Wednesday, May 07, 2014
talk about a rough day yesterday! All I could think about was chocolate and ice cream and chips and pop and burgers and fries and toast with nutella or cheez whiz, mostly ice cream though, I past about 3 ice cream trucks on my way home and than when I went to the park to go for a hike with Dan, there was an ice cream truck sitting in the parking lot, just waiting for me.
It was hard, it was really hard. After a while, fruits and veggies just don't cut it. Watermelon helped a little and chicken was good, but I really wanted that sugar. I was bitter and anger and all around unpleasant to be around. I am so lucky to have such a great man in my life to help me through it and tell me no. I could have easily sneaked out of bed and ate some ice cream and chocolate at 3am while he was sleeping, I mean he would never know. But I would know and I refuse to be disappointed in my self this time. It is only for a month, I can last a month
And than we went shopping, he had to buy some rice, and there was everything I craved, just a debit card swipe away. I was angry again and doubting why I am even doing this to my self. But he held my hand and helped me through.

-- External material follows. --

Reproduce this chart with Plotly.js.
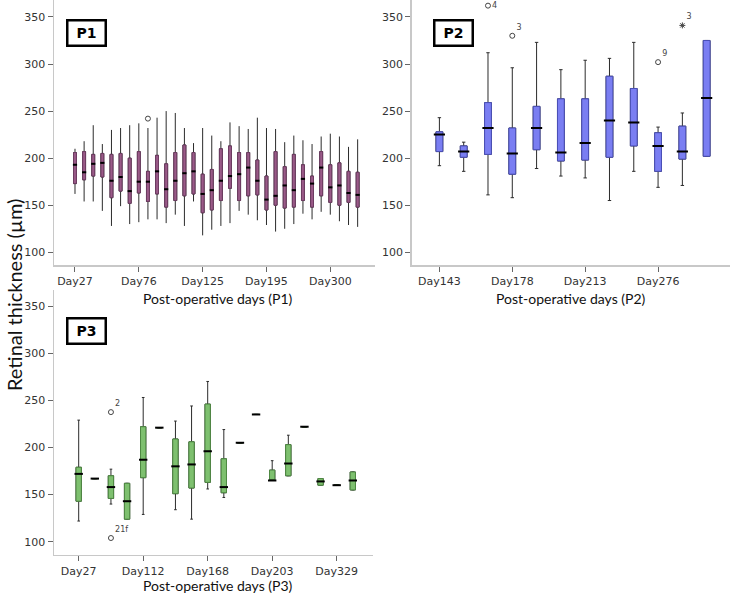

How sad, how very sad that we can have this kind of reaction to the lack of junk food. What is our food doing to us?
Friday, May 02, 2014
no sugar, alcohol, pop, or fatty fast food was consumed yesterday! I stayed within my calorie budget and went for a walk around Mississauga, so I even reached my 10,000 steps. But as you may or may not know, the first few days are usually the easiest because you are super motivated,it is the days and weeks after that get harder and harder. But with a great support system I think I can do it. plus it is only for a month, I can totally do a month
Thursday, May 01, 2014
Good lord that is lame. But it is true. As I am heading to the high White north in a month, I need to jump start, kick start, or do something (anything) to get back in shape for the field season. So I am eating no crap, drinking no crap, and actually getting outside and breaking in my new hiking boots. I am ashamed that I waited this long, but with easter and valentines day and all that chocolate, I just couldn't do it until now.
Monday, March 15, 2010
I started my new job on March 1st, and I love it! It challenges me, keeps me learning, and pays well. I love going to work, even if I have to get up at 5:30. The only problem is that from now until May I am in an office, sitting on my ass all day. It doesn't do much for my weight loss. the building is connected to a HUGE undergraound mall thingy. So we usually go down for lunch, and they have so many places to choose from. When my boss and other co-worker are in the office I usualy go down with them to get my lunch, because of the whole bonding thing. But days like today, where I am alone I bring my lunch and eat WAY less then I do when they are here. plus i can get up and do jumping jacks. but the days they both aren't here are rare.
I have started taking the stairs, 12 flights with 21 steps per flight is a lot of stairs and I feel like I want to die after, but I am going to stick with it, since it fits excersize perfectly into my schedual.
But my weight loss plan for the wedding has been taken off track. It has made me frustrated and mad, and panicks me whenever I think about it. I dont want to be fat in Jamaica. And it doesn't help that Easter is near, with all that candy. I have a big problem with self control. I will buy one bag of candy, saying this will last the month, but then I sit down and watch a movie or something and they whole bag is gone. I have tried not buying the bag, but then i crave it so bad and eat other horrble things. I have taken all the candy I bought to work, it sits in my drawer, and I offer it to the guys in the office. and since it is hidden I dont think about it that often, so I am not munching on them all day. And today I havn't had one. because i know if i have one I will want more. Plus its a pain to put in the nutrition thing on sparkpeople. so today is a good day so far for my diet, and excersize, but its only half over.
It doesn't help either that the tredmill is broken. I was just getting into running everyday, and the stupid thing goes and breaks. Makes me so frustrated, and my father has no idea what to do, I will have to bring in my enginer friend and see what he can do!
Sunday, February 28, 2010
So for the last 4 months I have been working as a shoe sales woman, thats right, and Geologist selling shoes. It was the perfect in between job for me because i love shoes, but not really what I want to do with my life. But an amazing thing happened, I got a call, the call, that took me away from shoes and brought me back to rocks. I start tomorrow and I couldn't be more excited.
My best friend is getting married in May in Jamaica, so of course I want to look my best in a bathing suit. So I had planned on loosing 10 pounds a month, high hopes I know, but in January I did it, lost 11 pounds. but then came February. I was getting depressed about my job selling shoes, I had to have a root canal, and it was Valentines day, with all that chocolate. It didn't help that there was a constant supply of valentines chocolate at work. So I didn't loose anything this month. Which makes me very sad and mad and frustrated. But not for long.
I have a new found motivation (mainly the new bathing suits I got from Victoria secret), and new job and I am ready to go.